The CA Kids Code Proves Better Technology is Possible
In requiring more humane design models and a fiduciary standard of care for kids, the CA Kids Code proves that platform harm is not just the “cost of doing business.” Instead, it shows that technology products can be designed with our best interests in mind. The CA Kids Code may encourage stakeholders to advocate for applying the same standard of care across the internet to all users, not just kids.
The CA Kids Code Opens the Door for Bigger Changes
The CA Kids Code is likely to impact users beyond just California in several ways. First, platforms may proactively apply the CA Kids Code standards throughout the US rather than creating a different platform experience just for Californian kids. Second, the bill may become the basis for other state design codes, establishing a unified block of legislation. Finally, the bill may usher in federal changes by forcing Washington to establish a unified system or pass other kids’ protection bills such as the Kids Online Safety Act (KOSA) and the Children and Teens Online Privacy Protection Act upgrade (COPPA 2.0).
WHAT COMES NEXT?
The CA Kids Code will go into effect in California starting July 2024.
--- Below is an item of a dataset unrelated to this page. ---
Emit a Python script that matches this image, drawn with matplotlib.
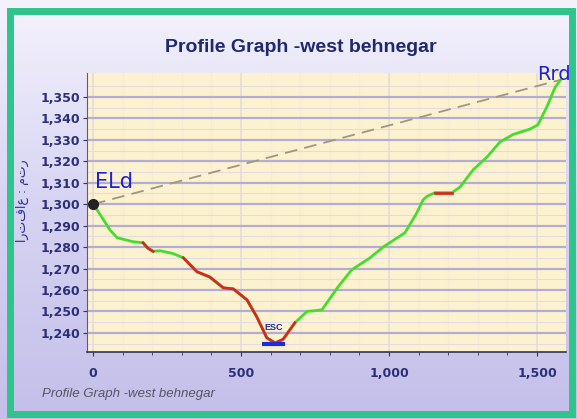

In the meantime, we have an opportunity to expand the benefits of the CA Kids Code across the US by supporting state and federal bills that take a similar approach to protect children’s safety online. Today, the Kids Online Safety Act (KOSA) and Children and Teens Online Privacy and Protection Act (COPPA 2.0) are ready for a Senate vote.
If you’d like to learn more about these bills, our partner, Fairplay, put together an informational video and resources to take action.
WHAT WE’RE READING, LISTENING TO, AND WATCHING
- Last week we attended Unfinished Live, where Tristan Harris (Executive Director) and Maria Bridge (Chief Operating Officer) spoke about The Wisdom Gap. Other sessions of interest included:
- ~Nobel Peace Prize Winner Maria Ressa offered insights for upholding truth and democracy.
- ~Ruha Benjamin, author of Race After Technology: Abolitionist Tools for the New Jim Code; Safiya Noble, author of Algorithms of Oppression; and Meredith Broussard, author of Artificial Unintelligence: How Computers Misunderstand the World, spoke about finding equity in an increasingly digitized and algorithmically- determined world.
- ~Jonathan Haidt, Professor at New York University Stern School of Business, discussed how social media impacts youth and polarizes our communities.
- Nobel Peace Prize laureates Maria Ressa and Dmitry Muratov offer a 10-point plan to address our information crisis. The plan provides specific steps that democratic governments, the EU, and the UN can do to 1) end the surveillance-for-profit business model, 2) end tech discrimination, and 3) rebuild independent journalism.
- Ifeoma Ozoma, Pinterest whistleblower, co-sponsor of the Silenced No More Act, and Founder of Earthseed, discusses “Urgency and Agency in Technology Policy.” She shares her approach to improving the extractive tech ecosystem, including the need to take a practical approach to systemic change and the realities of trying to change a system while working within it.
- Leading experts are concerned about how the attention economy impacts everything from cognition to well-being. In “We once had a law to defend human attention. It’s time for an update,” Justin Zorn and Leigh Marz explore how the Noise Control Act of 1972 can be a model for legislation to protect our attention.